Attenzione al canone d’affitto concordato: se non hai scelto il tipo di contratto giusto puoi ritrovarti intrappolato per anni.
Sono sempre più frequenti, specialmente nelle grandi città densamente abitate, i canoni d’affitto concordati. Ma convengono veramente? Non sempre: bisogna scegliere molto attentamente il tipo di contratto o si rischia di rimanere intrappolati per anni.
In un periodo in cui i prezzi delle case hanno raggiunto livelli allarmanti e le banche erogano sempre meno mutui, sono aumentate le richieste di case in affitto. In città densamente popolate e in cui ogni anno arrivano milioni di studenti da fuori – pensiamo a luoghi come Milano o Roma – si è venuta a creare una sorta di “emergenza” abitativa.
Non solo: essendoci più domanda che offerta, naturalmente, in base alle leggi di mercato, i prezzi dei canoni degli affitti sono aumentati.
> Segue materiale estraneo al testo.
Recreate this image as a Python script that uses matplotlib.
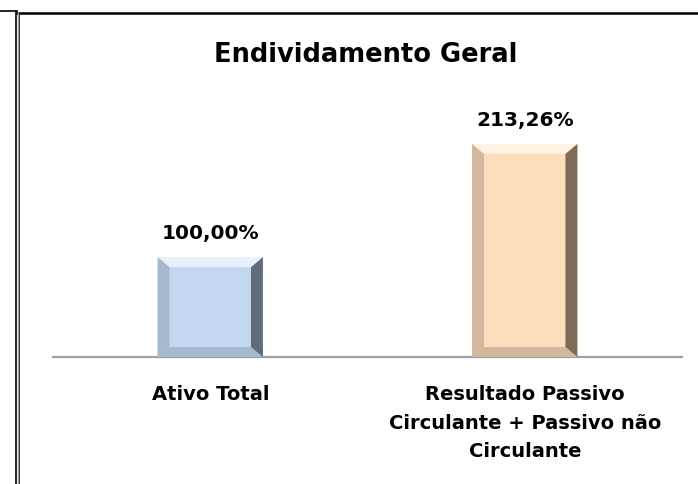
import matplotlib
matplotlib.use('Agg')
import matplotlib.pyplot as plt
from matplotlib.patches import Polygon
from matplotlib.lines import Line2D

categories = ['Ativo Total', 'Resultado Passivo\nCirculante + Passivo não\nCirculante']
values = [100.00, 213.26]
value_labels = ['100,00%', '213,26%']
face_colors = ['#C3D7EF', '#FDDDBC']
light_colors = ['#E8F0FA', '#FFF3E4']
side_colors = ['#A7B9CF', '#D4B89E']
dark_colors = ['#5F6D7D', '#7D6A59']

plt.rcParams['font.family'] = ['DejaVu Sans']

W, H = 698, 484
fig = plt.figure(figsize=(W / 100, H / 100), dpi=100)
ax = fig.add_axes([53 / W, (H - 357) / H, 629 / W, 267 / H])
ax.set_xlim(-0.5, 1.5)
ax.set_ylim(0, 267)

bw = 0.335
bars = ax.bar(range(len(values)), values, width=bw, color=face_colors, zorder=2)

# bevel effect on each bar
dx, dy = 0.038, 10
for i, b in enumerate(bars):
    x0, y0 = b.get_x(), b.get_y()
    x1, y1 = x0 + b.get_width(), y0 + b.get_height()
    top = [(x0, y1), (x1, y1), (x1 - dx, y1 - dy), (x0 + dx, y1 - dy)]
    left = [(x0, y0), (x0, y1), (x0 + dx, y1 - dy), (x0 + dx, y0 + dy)]
    right = [(x1, y0), (x1, y1), (x1 - dx, y1 - dy), (x1 - dx, y0 + dy)]
    bottom = [(x0, y0), (x1, y0), (x1 - dx, y0 + dy), (x0 + dx, y0 + dy)]
    ax.add_patch(Polygon(left, closed=True, color=side_colors[i], lw=0, zorder=3))
    ax.add_patch(Polygon(bottom, closed=True, color=side_colors[i], lw=0, zorder=3))
    ax.add_patch(Polygon(right, closed=True, color=dark_colors[i], lw=0, zorder=3))
    ax.add_patch(Polygon(top, closed=True, color=light_colors[i], lw=0, zorder=4))
    ax.text(b.get_x() + b.get_width() / 2, y1 + 14, value_labels[i],
            ha='center', va='bottom', fontsize=14.5, fontweight='bold', color='black')

for s in ['top', 'right', 'left']:
    ax.spines[s].set_visible(False)
ax.spines['bottom'].set_color('#A0A0A0')
ax.spines['bottom'].set_linewidth(1.6)
ax.set_yticks([])
ax.set_xticks(range(len(categories)))
ax.set_xticklabels(categories, fontsize=14, fontweight='bold', linespacing=1.65)
ax.tick_params(axis='x', length=0, pad=20)

fig.text(366 / W, 1 - 55 / H, 'Endividamento Geral', ha='center', va='center',
         fontsize=18.5, fontweight='bold')

# frame lines
fig.add_artist(Line2D([0, 17 / W], [1 - 11 / H, 1 - 11 / H], color='black', lw=1.2))
fig.add_artist(Line2D([17 / W, 1], [1 - 13 / H, 1 - 13 / H], color='black', lw=1.8))
fig.add_artist(Line2D([16 / W, 16 / W], [0, 1 - 11 / H], color='black', lw=1.2))
fig.add_artist(Line2D([19 / W, 19 / W], [0, 1 - 13 / H], color='black', lw=1.2))
fig.add_artist(Line2D([17.5 / W, 17.5 / W], [0, 1 - 12 / H], color='#9A9A9A', lw=1.0))

fig.savefig('out.png', dpi=100)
Ecco che molti, allora, optano per il canone concordato. A differenza del canone libero che prevede una durata di 4+4, il canone concordato è più breve: la formula è quella del 3+2.
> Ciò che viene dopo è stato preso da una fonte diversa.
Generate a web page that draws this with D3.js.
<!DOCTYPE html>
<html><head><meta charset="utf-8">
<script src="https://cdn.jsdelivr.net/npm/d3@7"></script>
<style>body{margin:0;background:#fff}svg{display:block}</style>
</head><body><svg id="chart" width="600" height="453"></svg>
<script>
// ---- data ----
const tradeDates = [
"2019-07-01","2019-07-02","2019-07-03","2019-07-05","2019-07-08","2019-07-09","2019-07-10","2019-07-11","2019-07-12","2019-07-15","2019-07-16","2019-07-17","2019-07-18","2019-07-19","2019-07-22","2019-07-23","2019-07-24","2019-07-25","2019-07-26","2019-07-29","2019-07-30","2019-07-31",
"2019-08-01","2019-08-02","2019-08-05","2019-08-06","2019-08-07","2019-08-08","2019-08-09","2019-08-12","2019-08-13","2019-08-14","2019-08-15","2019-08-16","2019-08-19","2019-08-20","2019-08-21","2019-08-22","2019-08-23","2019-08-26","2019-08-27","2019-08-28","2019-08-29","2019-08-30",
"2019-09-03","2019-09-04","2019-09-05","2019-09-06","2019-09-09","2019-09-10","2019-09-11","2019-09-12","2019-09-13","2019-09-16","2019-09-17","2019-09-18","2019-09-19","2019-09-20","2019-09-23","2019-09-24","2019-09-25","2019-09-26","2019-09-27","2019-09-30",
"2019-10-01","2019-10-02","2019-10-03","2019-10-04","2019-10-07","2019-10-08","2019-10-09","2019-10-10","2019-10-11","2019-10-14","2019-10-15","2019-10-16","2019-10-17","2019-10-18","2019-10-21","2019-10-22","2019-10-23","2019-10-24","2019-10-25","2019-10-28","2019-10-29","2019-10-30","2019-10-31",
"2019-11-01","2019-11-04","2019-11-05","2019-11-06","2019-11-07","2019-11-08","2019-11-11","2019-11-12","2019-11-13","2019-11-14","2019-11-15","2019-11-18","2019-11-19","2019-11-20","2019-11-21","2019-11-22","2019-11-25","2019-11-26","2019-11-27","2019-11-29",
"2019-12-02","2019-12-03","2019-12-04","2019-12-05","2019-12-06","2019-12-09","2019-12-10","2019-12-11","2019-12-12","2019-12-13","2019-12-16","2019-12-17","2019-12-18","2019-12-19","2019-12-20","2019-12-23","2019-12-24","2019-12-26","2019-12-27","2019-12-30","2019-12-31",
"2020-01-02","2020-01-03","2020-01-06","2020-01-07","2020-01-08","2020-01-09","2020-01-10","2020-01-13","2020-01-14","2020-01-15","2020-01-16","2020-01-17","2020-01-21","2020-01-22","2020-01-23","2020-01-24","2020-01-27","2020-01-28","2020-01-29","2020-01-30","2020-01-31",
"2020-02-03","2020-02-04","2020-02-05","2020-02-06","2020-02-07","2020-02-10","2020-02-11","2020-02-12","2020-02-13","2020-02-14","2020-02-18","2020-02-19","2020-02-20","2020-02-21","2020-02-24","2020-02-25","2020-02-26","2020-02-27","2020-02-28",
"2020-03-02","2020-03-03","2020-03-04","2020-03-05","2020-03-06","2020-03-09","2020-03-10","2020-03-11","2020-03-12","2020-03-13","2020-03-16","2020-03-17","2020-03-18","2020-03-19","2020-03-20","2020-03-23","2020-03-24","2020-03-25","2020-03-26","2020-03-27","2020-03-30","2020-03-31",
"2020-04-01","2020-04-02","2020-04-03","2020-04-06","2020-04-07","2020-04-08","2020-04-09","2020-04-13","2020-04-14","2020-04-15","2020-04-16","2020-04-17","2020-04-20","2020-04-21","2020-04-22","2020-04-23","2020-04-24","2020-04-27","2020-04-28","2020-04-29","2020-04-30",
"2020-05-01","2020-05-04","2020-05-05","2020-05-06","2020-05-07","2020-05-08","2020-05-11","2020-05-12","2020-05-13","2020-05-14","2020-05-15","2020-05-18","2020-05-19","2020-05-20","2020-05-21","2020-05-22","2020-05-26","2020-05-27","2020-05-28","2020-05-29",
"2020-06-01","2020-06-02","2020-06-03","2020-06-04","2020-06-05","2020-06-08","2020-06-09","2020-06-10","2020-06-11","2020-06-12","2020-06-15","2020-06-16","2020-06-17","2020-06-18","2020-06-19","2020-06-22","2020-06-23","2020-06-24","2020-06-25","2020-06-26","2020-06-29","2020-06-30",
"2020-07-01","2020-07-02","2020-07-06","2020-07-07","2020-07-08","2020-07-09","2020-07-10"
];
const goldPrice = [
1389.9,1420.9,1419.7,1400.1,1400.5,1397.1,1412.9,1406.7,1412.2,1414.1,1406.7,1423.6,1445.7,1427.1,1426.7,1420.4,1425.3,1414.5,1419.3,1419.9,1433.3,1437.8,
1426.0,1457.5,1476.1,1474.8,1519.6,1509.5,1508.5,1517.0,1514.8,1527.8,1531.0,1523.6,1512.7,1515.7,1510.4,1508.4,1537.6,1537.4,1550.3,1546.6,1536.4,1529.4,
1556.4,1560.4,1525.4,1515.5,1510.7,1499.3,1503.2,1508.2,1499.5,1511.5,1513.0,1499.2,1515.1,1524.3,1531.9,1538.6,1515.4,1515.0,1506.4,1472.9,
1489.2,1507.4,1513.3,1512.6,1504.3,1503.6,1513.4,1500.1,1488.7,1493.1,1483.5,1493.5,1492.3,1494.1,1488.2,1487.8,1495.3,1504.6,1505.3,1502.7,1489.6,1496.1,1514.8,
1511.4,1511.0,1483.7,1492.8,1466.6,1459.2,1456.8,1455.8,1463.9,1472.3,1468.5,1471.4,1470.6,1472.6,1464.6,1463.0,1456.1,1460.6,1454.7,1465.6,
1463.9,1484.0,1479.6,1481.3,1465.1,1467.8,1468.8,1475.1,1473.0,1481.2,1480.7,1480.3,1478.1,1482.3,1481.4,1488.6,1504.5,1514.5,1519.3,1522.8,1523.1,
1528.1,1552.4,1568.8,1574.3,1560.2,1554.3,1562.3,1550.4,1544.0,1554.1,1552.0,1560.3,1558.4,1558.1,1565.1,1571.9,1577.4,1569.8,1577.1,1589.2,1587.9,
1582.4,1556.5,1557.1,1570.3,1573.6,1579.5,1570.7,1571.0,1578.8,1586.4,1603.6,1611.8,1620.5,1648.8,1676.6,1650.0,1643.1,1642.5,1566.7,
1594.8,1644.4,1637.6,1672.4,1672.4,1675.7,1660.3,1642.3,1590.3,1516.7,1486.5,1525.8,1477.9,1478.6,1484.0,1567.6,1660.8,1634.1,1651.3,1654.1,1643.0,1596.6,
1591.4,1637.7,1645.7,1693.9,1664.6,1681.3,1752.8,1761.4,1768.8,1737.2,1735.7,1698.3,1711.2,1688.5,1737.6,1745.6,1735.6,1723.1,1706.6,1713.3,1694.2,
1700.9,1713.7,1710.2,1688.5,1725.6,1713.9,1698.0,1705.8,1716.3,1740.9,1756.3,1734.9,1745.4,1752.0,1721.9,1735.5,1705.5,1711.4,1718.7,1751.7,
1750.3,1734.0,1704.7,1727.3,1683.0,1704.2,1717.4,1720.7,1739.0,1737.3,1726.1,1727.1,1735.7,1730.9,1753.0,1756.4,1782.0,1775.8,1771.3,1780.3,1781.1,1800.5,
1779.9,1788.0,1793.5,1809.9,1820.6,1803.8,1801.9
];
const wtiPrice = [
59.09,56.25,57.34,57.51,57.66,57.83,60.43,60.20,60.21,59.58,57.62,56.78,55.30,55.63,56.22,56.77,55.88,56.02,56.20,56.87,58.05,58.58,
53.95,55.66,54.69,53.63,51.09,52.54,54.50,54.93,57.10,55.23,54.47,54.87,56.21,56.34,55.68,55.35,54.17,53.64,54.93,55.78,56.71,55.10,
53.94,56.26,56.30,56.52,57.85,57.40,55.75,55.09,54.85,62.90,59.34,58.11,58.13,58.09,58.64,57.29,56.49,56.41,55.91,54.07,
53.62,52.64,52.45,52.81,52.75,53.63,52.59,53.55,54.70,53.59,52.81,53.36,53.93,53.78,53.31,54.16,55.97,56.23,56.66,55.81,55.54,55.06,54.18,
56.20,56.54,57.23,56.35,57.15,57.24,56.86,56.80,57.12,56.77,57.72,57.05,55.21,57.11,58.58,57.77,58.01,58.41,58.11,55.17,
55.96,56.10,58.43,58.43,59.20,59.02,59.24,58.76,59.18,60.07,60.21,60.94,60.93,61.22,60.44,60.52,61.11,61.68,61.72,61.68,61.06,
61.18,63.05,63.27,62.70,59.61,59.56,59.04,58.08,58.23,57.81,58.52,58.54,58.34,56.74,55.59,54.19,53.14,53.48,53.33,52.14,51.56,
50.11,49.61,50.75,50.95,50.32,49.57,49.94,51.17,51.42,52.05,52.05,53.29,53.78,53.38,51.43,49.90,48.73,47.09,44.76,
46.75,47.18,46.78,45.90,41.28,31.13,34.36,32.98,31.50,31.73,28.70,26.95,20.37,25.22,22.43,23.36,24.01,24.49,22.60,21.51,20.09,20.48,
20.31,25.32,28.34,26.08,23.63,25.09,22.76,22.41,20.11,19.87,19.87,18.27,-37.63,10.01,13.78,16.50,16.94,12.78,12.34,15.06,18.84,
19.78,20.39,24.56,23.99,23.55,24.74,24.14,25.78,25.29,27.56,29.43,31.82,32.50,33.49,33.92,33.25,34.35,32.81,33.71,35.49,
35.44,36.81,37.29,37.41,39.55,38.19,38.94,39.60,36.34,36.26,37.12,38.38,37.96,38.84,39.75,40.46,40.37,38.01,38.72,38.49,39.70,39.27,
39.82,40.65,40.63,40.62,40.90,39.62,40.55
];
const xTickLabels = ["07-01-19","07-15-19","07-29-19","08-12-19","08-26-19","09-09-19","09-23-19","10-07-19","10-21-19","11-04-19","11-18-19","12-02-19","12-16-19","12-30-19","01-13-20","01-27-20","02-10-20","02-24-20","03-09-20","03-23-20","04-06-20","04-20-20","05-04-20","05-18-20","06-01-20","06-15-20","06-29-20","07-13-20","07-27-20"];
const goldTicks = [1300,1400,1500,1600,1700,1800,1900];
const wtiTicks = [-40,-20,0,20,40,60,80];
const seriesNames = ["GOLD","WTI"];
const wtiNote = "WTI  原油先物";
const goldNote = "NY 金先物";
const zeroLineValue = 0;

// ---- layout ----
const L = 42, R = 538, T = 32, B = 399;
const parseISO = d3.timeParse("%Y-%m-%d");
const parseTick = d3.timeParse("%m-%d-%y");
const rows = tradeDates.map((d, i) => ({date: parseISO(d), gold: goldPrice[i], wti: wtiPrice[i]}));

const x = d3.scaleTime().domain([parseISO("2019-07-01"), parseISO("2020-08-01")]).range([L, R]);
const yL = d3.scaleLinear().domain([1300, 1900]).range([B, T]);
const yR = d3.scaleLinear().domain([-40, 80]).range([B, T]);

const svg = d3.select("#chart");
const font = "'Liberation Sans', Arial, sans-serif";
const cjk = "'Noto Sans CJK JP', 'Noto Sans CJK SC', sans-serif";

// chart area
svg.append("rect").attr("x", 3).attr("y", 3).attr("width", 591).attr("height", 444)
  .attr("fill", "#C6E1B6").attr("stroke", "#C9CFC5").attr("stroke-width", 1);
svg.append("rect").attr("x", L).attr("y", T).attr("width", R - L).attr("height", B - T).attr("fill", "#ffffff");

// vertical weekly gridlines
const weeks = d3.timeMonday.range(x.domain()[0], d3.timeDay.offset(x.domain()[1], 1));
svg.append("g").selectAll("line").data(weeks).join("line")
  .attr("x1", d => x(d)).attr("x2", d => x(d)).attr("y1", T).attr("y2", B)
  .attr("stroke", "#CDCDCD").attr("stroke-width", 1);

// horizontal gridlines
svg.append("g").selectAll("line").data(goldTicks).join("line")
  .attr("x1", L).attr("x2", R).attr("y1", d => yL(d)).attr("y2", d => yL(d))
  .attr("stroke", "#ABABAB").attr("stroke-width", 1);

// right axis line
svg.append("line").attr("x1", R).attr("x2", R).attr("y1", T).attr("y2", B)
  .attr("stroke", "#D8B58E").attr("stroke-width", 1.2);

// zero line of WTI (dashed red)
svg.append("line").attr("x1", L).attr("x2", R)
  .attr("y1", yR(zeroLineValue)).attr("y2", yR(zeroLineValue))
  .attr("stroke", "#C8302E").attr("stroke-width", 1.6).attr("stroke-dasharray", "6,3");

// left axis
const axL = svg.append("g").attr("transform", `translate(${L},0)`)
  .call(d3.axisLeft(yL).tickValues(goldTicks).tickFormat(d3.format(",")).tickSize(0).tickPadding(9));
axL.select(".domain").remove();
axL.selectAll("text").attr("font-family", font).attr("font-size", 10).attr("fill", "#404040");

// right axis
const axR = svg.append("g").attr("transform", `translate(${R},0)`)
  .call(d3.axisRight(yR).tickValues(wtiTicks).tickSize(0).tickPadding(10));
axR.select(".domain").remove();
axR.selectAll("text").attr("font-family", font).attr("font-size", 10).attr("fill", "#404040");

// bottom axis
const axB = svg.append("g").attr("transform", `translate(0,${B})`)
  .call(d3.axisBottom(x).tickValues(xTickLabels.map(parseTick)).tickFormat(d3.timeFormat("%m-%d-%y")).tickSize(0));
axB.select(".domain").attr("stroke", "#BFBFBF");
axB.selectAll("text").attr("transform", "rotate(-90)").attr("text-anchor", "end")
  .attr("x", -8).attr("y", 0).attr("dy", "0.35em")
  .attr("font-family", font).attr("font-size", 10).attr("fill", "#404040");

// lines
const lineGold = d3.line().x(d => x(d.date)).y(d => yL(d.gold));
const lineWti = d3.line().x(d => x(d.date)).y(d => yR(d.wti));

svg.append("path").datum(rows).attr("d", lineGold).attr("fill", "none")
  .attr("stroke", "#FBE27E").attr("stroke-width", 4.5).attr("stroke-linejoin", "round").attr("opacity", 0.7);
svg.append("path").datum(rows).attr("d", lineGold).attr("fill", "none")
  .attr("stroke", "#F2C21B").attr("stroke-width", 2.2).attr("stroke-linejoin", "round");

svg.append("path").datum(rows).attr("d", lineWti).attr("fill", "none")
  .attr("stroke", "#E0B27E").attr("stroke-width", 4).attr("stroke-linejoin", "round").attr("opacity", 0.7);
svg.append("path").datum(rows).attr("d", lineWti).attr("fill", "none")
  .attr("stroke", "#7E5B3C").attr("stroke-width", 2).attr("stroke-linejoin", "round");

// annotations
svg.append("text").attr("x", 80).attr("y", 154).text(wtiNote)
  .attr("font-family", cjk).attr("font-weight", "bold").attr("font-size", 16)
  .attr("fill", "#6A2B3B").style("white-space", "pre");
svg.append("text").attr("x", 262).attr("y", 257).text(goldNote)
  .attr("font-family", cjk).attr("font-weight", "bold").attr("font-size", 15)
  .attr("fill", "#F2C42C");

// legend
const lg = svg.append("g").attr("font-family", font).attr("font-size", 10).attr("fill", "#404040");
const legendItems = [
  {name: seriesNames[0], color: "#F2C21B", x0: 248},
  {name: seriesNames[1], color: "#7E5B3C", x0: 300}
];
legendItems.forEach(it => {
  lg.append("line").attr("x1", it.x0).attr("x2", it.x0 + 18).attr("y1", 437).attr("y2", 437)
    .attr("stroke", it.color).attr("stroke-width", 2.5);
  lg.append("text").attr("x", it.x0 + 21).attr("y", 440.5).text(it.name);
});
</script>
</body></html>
Canone concordato: ecco quando non conviene
Dopo questo periodo le parti possono decidere di disdire il contratto, dando un preavviso di almeno sei mesi, oppure si può stipulare un altro contratto. Le diverse tipologie di contratto a cui è possibile applicare il canone concordato sono:
- contratto 3+2;
- contratti di affitto per studenti che possono durare da 6 a 36 mesi;
- contratti da 1 a 18 mesi per affitti brevi.
Molti pensano che il canone concordato sia sempre più vantaggioso rispetto al canone libero, ma non ciò non sempre è vero. Bisogna fare molta attenzione al tipo di contratto o questo tipo di canone può diventare una vera gabbia da cui poi è quasi impossibile uscire.
Il canone di affitto concordato ha una particolarità: l’importo viene stabilito in base ad accordi territoriali. In pratica. il prezzo che dovremo pagare tutti i mesi non viene stabilito da un singolo proprietario, ma da organizzazioni della proprietà edilizia e organizzazioni dei conduttori rappresentative.
Indubbiamente, questo tipo di canone ha dei vantaggi tanto per il proprietario di casa quanto per l’inquilino. Ad esempio il proprietario dell’immobile può scegliere la tassazione tramite cedolare secca del 10%, con il vantaggio di sostituire il pagamento di imposta di bollo, di registro, addizionali e relative IRPEF. Inoltre pagherà IMU e TARI più basse.
L’inquilino, dal canto suo, beneficerà della detrazione fiscale pari a 495,80€ per redditi inferiori a 15.493,71€ e di 247,90€ per redditi inferiori a 30.987,41€. Allora perché non scegliere questa tipologia di canone? Per una ragione molto semplice: conviene solo a studenti o per affitti brevi, non a lavoratori autonomi con partita Iva forfettaria o a persone che vogliono affittare solo per un periodo di tempo limitato, per poi comprare.
I lavoratori autonomi con partita Iva forfettaria non potranno portare in detrazione le spese sostenute per l’affitto. E, chi volesse acquistare casa, resterà ingabbiato in un contratto per almeno 5 anni che, senza disdetta con almeno 6 mesi di anticipo, si rinnoverà in automatico per altri 2.